• [DATASET EXTRACT]:
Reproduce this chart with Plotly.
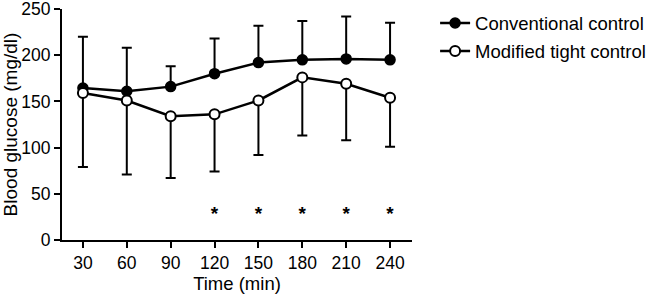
import plotly.graph_objects as go

# Data
time_min = [30, 60, 90, 120, 150, 180, 210, 240]
conv_mean = [164.5, 161, 166, 180, 192, 195, 196, 195]
conv_upper = [220, 208, 188, 218, 232, 237, 242, 235]
mod_mean = [159, 151, 134, 136, 151, 176, 169, 154]
mod_lower = [79, 71, 67, 74, 92, 113, 108, 101]
sig_times = [120, 150, 180, 210, 240]
sig_level = 27
x_ticks = [30, 60, 90, 120, 150, 180, 210, 240]
y_ticks = [0, 50, 100, 150, 200, 250]

FONT = "Liberation Sans, Arial, sans-serif"

fig = go.Figure()

fig.add_trace(go.Scatter(
    x=time_min, y=conv_mean, mode="lines+markers", name="Conventional control",
    legendgroup="a",
    line=dict(color="black", width=2.5),
    marker=dict(symbol="circle", size=10, color="black", line=dict(color="black", width=1.5)),
    error_y=dict(type="data", symmetric=False,
                 array=[u - m for u, m in zip(conv_upper, conv_mean)],
                 arrayminus=[0] * len(conv_mean),
                 color="black", thickness=2, width=5),
))

fig.add_trace(go.Scatter(
    x=time_min, y=mod_mean, mode="lines+markers", name="Modified tight control",
    legendgroup="b",
    line=dict(color="black", width=2.5),
    marker=dict(symbol="circle", size=10, color="white", line=dict(color="black", width=2)),
    error_y=dict(type="data", symmetric=False,
                 array=[0] * len(mod_mean),
                 arrayminus=[m - l for m, l in zip(mod_mean, mod_lower)],
                 color="black", thickness=2, width=5),
))

fig.add_trace(go.Scatter(
    x=sig_times, y=[sig_level] * len(sig_times), mode="text", text=["*"] * len(sig_times),
    textposition="middle center",
    textfont=dict(family=FONT, size=19, color="black", weight="bold"),
    showlegend=False, hoverinfo="skip",
))

fig.update_layout(
    width=651, height=296,
    margin=dict(l=62, r=239, t=9, b=56, autoexpand=False),
    paper_bgcolor="white", plot_bgcolor="white",
    font=dict(family=FONT, size=18, color="black"),
    showlegend=True,
    legend=dict(x=1.066, y=0.985, xanchor="left", yanchor="top", yref="container",
                font=dict(family=FONT, size=18.5, color="black"),
                bgcolor="rgba(0,0,0,0)", tracegroupgap=1),
    xaxis=dict(range=[15.7, 255], tickvals=x_ticks, ticks="outside", ticklen=6, tickwidth=2,
               tickcolor="black", showline=True, linewidth=2, linecolor="black",
               showgrid=False, zeroline=False, automargin=False, ticklabeloverflow="allow",
               tickfont=dict(family=FONT, size=17.5, color="black"),
               title=dict(text="Time (min)", font=dict(family=FONT, size=18.5, color="black"), standoff=3)),
    yaxis=dict(range=[0, 250], tickvals=y_ticks, ticks="outside", ticklen=6, tickwidth=2,
               tickcolor="black", showline=True, linewidth=2, linecolor="black",
               showgrid=False, zeroline=False, automargin=False, ticklabeloverflow="allow",
               tickfont=dict(family=FONT, size=17.5, color="black"),
               title=dict(text="Blood glucose (mg/dl)", font=dict(family=FONT, size=19, color="black"), standoff=1)),
)

fig.write_html("out.html", config={"displayModeBar": False},
               post_script="document.body.style.margin='0';")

• [WHAT IS REQUIRED]:
Look at the listing and set down only the lines from its start through the line with "fig = go.Figure()", word for word and without pictures.

• [COMPLETED EXERCISE]:
Reproduce this chart with Plotly.
import plotly.graph_objects as go

# Data
time_min = [30, 60, 90, 120, 150, 180, 210, 240]
conv_mean = [164.5, 161, 166, 180, 192, 195, 196, 195]
conv_upper = [220, 208, 188, 218, 232, 237, 242, 235]
mod_mean = [159, 151, 134, 136, 151, 176, 169, 154]
mod_lower = [79, 71, 67, 74, 92, 113, 108, 101]
sig_times = [120, 150, 180, 210, 240]
sig_level = 27
x_ticks = [30, 60, 90, 120, 150, 180, 210, 240]
y_ticks = [0, 50, 100, 150, 200, 250]

FONT = "Liberation Sans, Arial, sans-serif"

fig = go.Figure()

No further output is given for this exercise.